Según Reporte Índigo, “el presidente Felipe Calderón cabildea entre líderes políticos y empresariales el primer estado de excepción. Y como primer paso, les pide que se evalúe la cancelación de las próximas elecciones en su estado natal. Propone que el nuevo gobernador sea electo por consenso entre los partidos.
[…] Ante líderes políticos y empresariales –locales y nacionales–, el primer mandatario promueve su iniciativa con el argumento de que los niveles de violencia en esa entidad están desbordados.
“Y que en esas condiciones, sería muy peligroso entrar en una contienda electoral que podría terminar con un lamentable saldo rojo.
“En su lugar, el primer mandatario propone que los partidos políticos decidan en consenso quién debería ocupar la gubernatura en tanto no se restablezcan las condiciones para convocar a nuevos comicios”.
Las imputaciones a los gobiernos priistas viajan por las redes sociales y circulan rumores de que uno o varios ex gobernadores de ese partido están a punto de ser aprehendidos por presuntos nexos con el narcotráfico. Simultáneamente, el gobierno federal exhibe retrasos de gobiernos estatales en la certificación de sus policías, en el cambio sistema judicial, en todo aquello que parezca favorecer a la delincuencia. Congresistas estadunidenses manifiestan preocupación por los posibles vínculos del PRI con el narcotráfico.
Ni la expansión de la violencia ni los reclamos de la sociedad han logrado que el gobierno rectifique su estrategia, al contrario, se reafirma la lógica de la guerra como forma de gobierno. Los que matan son los criminales y es un error o una traición criticar la valentía del gobierno que les hace frente, dice el presidente y repiten los intelectuales orgánicos.
El miedo, decía Hobbes y recuerda Octavio Rodríguez Araujo, se usa como recurso del poder para llamar a la unidad nacional contra un enemigo común (el terrorismo, el narcotráfico, la HIN1, lo que sea) y distraer la atención de los problemas de fondo: la pobreza, la desigualdad, el desempleo, la caída de los salarios, el estancamiento de la economía.

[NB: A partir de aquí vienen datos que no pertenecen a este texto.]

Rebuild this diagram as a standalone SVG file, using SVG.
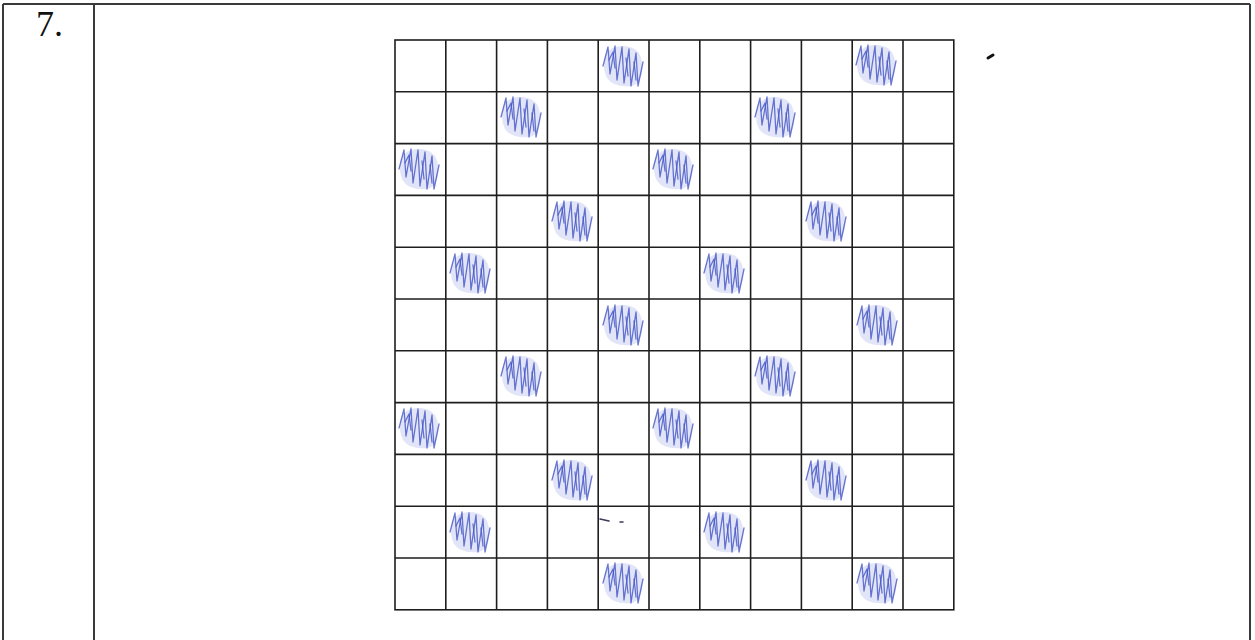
<svg xmlns="http://www.w3.org/2000/svg" xmlns:xlink="http://www.w3.org/1999/xlink" width="1255" height="640" viewBox="0 0 1255 640">
<style>
.frame{stroke:#3a3a3a;stroke-width:2;fill:none}
.grid{stroke:#1e1e1e;stroke-width:1.6;fill:none}
.lbl{font-family:"Liberation Serif",serif;font-size:36px;fill:#111}
.blob{fill:#c3cbf0;opacity:0.5}
.zig{fill:none;stroke:#4555c4;stroke-width:1.3;stroke-linejoin:round;stroke-linecap:round;opacity:0.8}
</style>
<defs>
<g id="scr">
<path class="blob" d="M5,14 Q10,3 24,4 Q40,5 42,20 Q44,40 32,44 Q14,46 7,36 Q2,26 5,14 Z"/>
<path class="zig" d="M3,24 L8,5 L10,32 L15,4 L17,38 L22,5 L24,41 L29,7 L31,44 L36,11 L38,44 L43,20"/>
<path class="zig" d="M9,18 L13,10 L15,26 M26,16 L28,34 M34,20 L36,38" opacity="0.5"/>
</g>
</defs>
<rect width="1255" height="640" fill="#ffffff"/>
<g id="frame">
<line class="frame" x1="3" y1="4" x2="1250" y2="4"/>
<line class="frame" x1="3" y1="4" x2="3" y2="640"/>
<line class="frame" x1="94" y1="4" x2="94" y2="640"/>
<line class="frame" x1="1250" y1="4" x2="1250" y2="640"/>
</g>
<g id="label">
<text class="lbl" x="36" y="36">7.</text>
</g>
<g id="grid">
<rect class="grid" x="395" y="40" width="558.8" height="569.8"/>
<path class="grid" d="M445.8,40V609.8M496.6,40V609.8M547.4,40V609.8M598.2,40V609.8M649,40V609.8M699.8,40V609.8M750.6,40V609.8M801.4,40V609.8M852.2,40V609.8M903,40V609.8"/>
<path class="grid" d="M395,91.8H953.8M395,143.6H953.8M395,195.4H953.8M395,247.2H953.8M395,299H953.8M395,350.8H953.8M395,402.6H953.8M395,454.4H953.8M395,506.2H953.8M395,558H953.8"/>
</g>
<g id="shading">
<use xlink:href="#scr" x="600" y="42"/>
<use xlink:href="#scr" x="853" y="41"/>
<use xlink:href="#scr" x="498" y="93"/>
<use xlink:href="#scr" x="752" y="93"/>
<use xlink:href="#scr" x="396" y="145"/>
<use xlink:href="#scr" x="650" y="145"/>
<use xlink:href="#scr" x="549" y="197"/>
<use xlink:href="#scr" x="803" y="197"/>
<use xlink:href="#scr" x="447" y="249"/>
<use xlink:href="#scr" x="701" y="249"/>
<use xlink:href="#scr" x="600" y="301"/>
<use xlink:href="#scr" x="854" y="301"/>
<use xlink:href="#scr" x="498" y="352"/>
<use xlink:href="#scr" x="752" y="352"/>
<use xlink:href="#scr" x="396" y="404"/>
<use xlink:href="#scr" x="650" y="404"/>
<use xlink:href="#scr" x="549" y="456"/>
<use xlink:href="#scr" x="803" y="456"/>
<use xlink:href="#scr" x="447" y="508"/>
<use xlink:href="#scr" x="701" y="508"/>
<use xlink:href="#scr" x="600" y="559"/>
<use xlink:href="#scr" x="854" y="559"/>
</g>
<g id="marks">
<path d="M988,58 L993,55" stroke="#111" stroke-width="3" stroke-linecap="round"/>
<path d="M600,519 L609,521 M620,522 L623,522" stroke="#3a3a5a" stroke-width="1.5" stroke-linecap="round"/>
</g>
</svg>
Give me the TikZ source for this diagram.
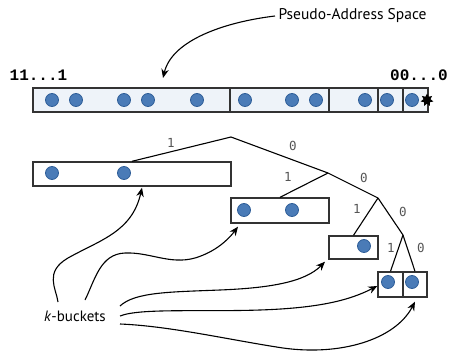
\documentclass[tikz,border=0pt]{standalone}
\usepackage{fontspec}
\setmainfont{PT Sans}
\setmonofont{Liberation Mono}
\newfontfamily\bitfont{DejaVu Sans Mono}
\usepackage{tikz}
\usetikzlibrary{arrows.meta,shapes.geometric}
\definecolor{dotblue}{HTML}{4A7BB7}
\definecolor{dotedge}{HTML}{2F5E98}
\definecolor{barfill}{HTML}{EEF3F9}
\definecolor{boxline}{HTML}{333333}
\definecolor{bitgray}{HTML}{555555}

\begin{document}
\begin{tikzpicture}[x=1pt, y=-1pt,
  dot/.style={fill=dotblue, draw=dotedge, line width=0.8pt},
  bucket/.style={draw=boxline, line width=1.4pt, inner sep=0pt},
  edge/.style={line width=1.1pt},
  bit/.style={text=bitgray, font=\bitfont\fontsize{12.5}{12.5}\selectfont},
  link/.style={line width=1.1pt, -{Stealth[length=9pt,width=7.5pt]}}]
\useasboundingbox (0,0) rectangle (450,353);
% address space bar
\draw[draw=boxline, line width=1.2pt, fill=barfill] (33,88) rectangle (428,112);
\draw[draw=boxline, line width=1.2pt] (230,88) -- (230,112);
\draw[draw=boxline, line width=1.2pt] (329,88) -- (329,112);
\draw[draw=boxline, line width=1.2pt] (378,88) -- (378,112);
\draw[draw=boxline, line width=1.2pt] (403,88) -- (403,112);
\filldraw[dot] (52,100) circle (6.5); \filldraw[dot] (76,100) circle (6.5);
\filldraw[dot] (124,100) circle (6.5); \filldraw[dot] (148,100) circle (6.5);
\filldraw[dot] (197,100) circle (6.5); \filldraw[dot] (245,100) circle (6.5);
\filldraw[dot] (292,100) circle (6.5); \filldraw[dot] (316,100) circle (6.5);
\filldraw[dot] (365,100) circle (6.5); \filldraw[dot] (387,100) circle (6.5);
\filldraw[dot] (412,100) circle (6.5);
\node[star, star points=7, star point ratio=1.8, fill=black, inner sep=0pt, minimum size=13pt] (me) at (427,100) {};
\node (hi) at (38.5,75) {\fontsize{16}{16}\selectfont\texttt{\bfseries 11...1}};
\node (lo) at (419,75) {\fontsize{16}{16}\selectfont\texttt{\bfseries 00...0}};
\node[anchor=west, font=\fontsize{15.5}{15.5}\selectfont] (space) at (275,16) {Pseudo-Address Space};
\draw[link] (space.west) .. controls (225,22) and (172,40) .. (163,78);
% buckets
\node[bucket, minimum width=198pt, minimum height=24pt] (b1) at (132,174) {};
\node[bucket, minimum width=98pt, minimum height=25pt] (b2) at (280,210.5) {};
\node[bucket, minimum width=49pt, minimum height=23pt] (b3) at (353.5,247.5) {};
\node[bucket, minimum width=25pt, minimum height=25pt] (b4) at (390.5,284.5) {};
\node[bucket, minimum width=24pt, minimum height=25pt] (b5) at (415,284.5) {};
\filldraw[dot] (52,173) circle (6.5); \filldraw[dot] (124,173) circle (6.5);
\filldraw[dot] (244,210) circle (6.5); \filldraw[dot] (292,210) circle (6.5);
\filldraw[dot] (364,246) circle (6.5);
\filldraw[dot] (388,282) circle (6.5); \filldraw[dot] (412,282) circle (6.5);
% tree
\coordinate (r) at (231,137);
\coordinate (n1) at (328,173);
\coordinate (n2) at (378,198);
\coordinate (n3) at (403,235);
\draw[edge] (b1.north) -- (r) -- (n1) -- (n2) -- (n3);
\draw[edge] (n1) -- (b2.north);
\draw[edge] (n2) -- (b3.north);
\draw[edge] (n3) -- (b4.north);
\draw[edge] (n3) -- (b5.north);
\node[bit] (e1) at (171,143) {1}; \node[bit] (e0) at (293,146) {0};
\node[bit] (f1) at (288,177) {1}; \node[bit] (f0) at (364,178) {0};
\node[bit] (g1) at (357,209) {1}; \node[bit] (g0) at (403,212) {0};
\node[bit] (h1) at (391,248) {1}; \node[bit] (h0) at (421,248) {0};
% k-buckets pointers
\node[font=\fontsize{15}{15}\selectfont] (kb) at (75,316) {\textit{k}-buckets};
\coordinate (ka) at (58,302);
\coordinate (kc) at (85,300);
\coordinate (kd) at (120,306);
\coordinate (ke) at (120,316);
\coordinate (kf) at (120,324);
\draw[link] (ka) .. controls (56,288) and (44,272) .. (68,258) .. controls (100,240) and (132,232) .. ([yshift=-1pt]b1.south -| 142,0);
\draw[link] (kc) .. controls (95,280) and (100,254) .. (125,253) .. controls (150,252) and (170,265) .. (195,258) .. controls (215,252) and (228,240) .. ([yshift=-3pt]b2.south -| 238,0);
\draw[link] (kd) .. controls (135,292) and (170,292) .. (220,290) .. controls (270,288) and (305,282) .. ([yshift=-2pt]b3.south -| 325,0);
\draw[link] (ke) .. controls (140,308) and (200,312) .. (260,310) .. controls (320,308) and (350,300) .. ([yshift=-2pt]b4.west |- 0,284);
\draw[link] (kf) .. controls (170,326) and (230,340) .. (283,348) .. controls (340,356) and (395,340) .. ([yshift=-4pt]b5.south);
\end{tikzpicture}
\end{document}
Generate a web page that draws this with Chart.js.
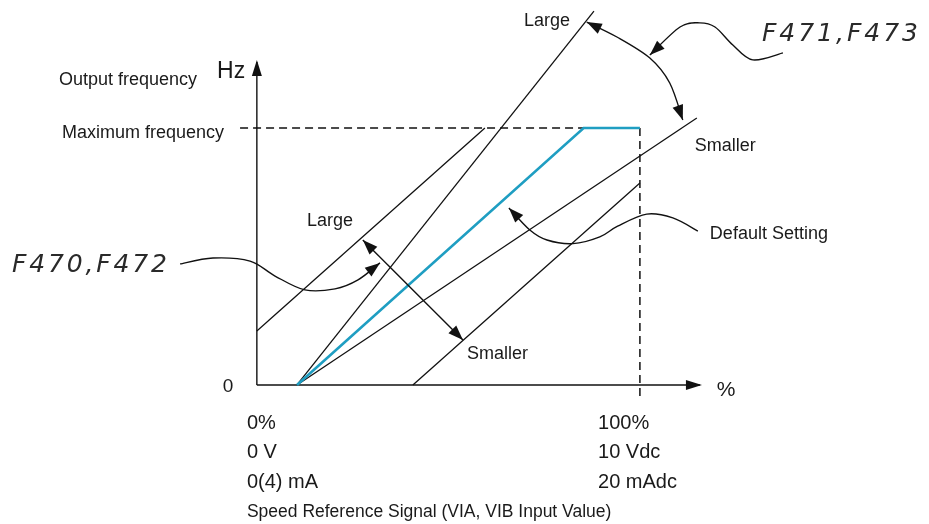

La muerte es aliada del gobierno, pues mientras más muertos haya, mayor será el clamor de seguridad y más dispuesta estará la gente a renunciar a la libertad.
Los periódicos dan cuenta diaria de los muertos en la nota roja convertida en información de primera plana y en la principal de los noticiarios de televisión y radio. ¿Cómo no apoyar al gobierno –se preguntan– cuando las empresas del norte están acosadas por los delincuentes que les exigen pagos por seguridad y por “derecho de paso” en las carreteras? El Consejo Mexicano de Hombres de Negocios, El Consejo Coordinador Empresarial, varias cámaras como la de la Industria de la Construcción, y las empresas corporativas, exigen más energía, más mano dura para restablecer el ambiente propicio para la inversión.
No sé si seguirá adelante la propuesta de que las cúpulas decidan quién será el próximo gobernador de Michoacán, pero ese sería un paso para cancelar las elecciones federales en estados que no tienen mayoría panista e impedir que un priista sea el sucesor del presidente Calderón. La extrema derecha es autoritaria y el costo de su aventura política sería la democracia, como lo fue en Alemania en 1933, en España en 1936 o en Chile en 1973.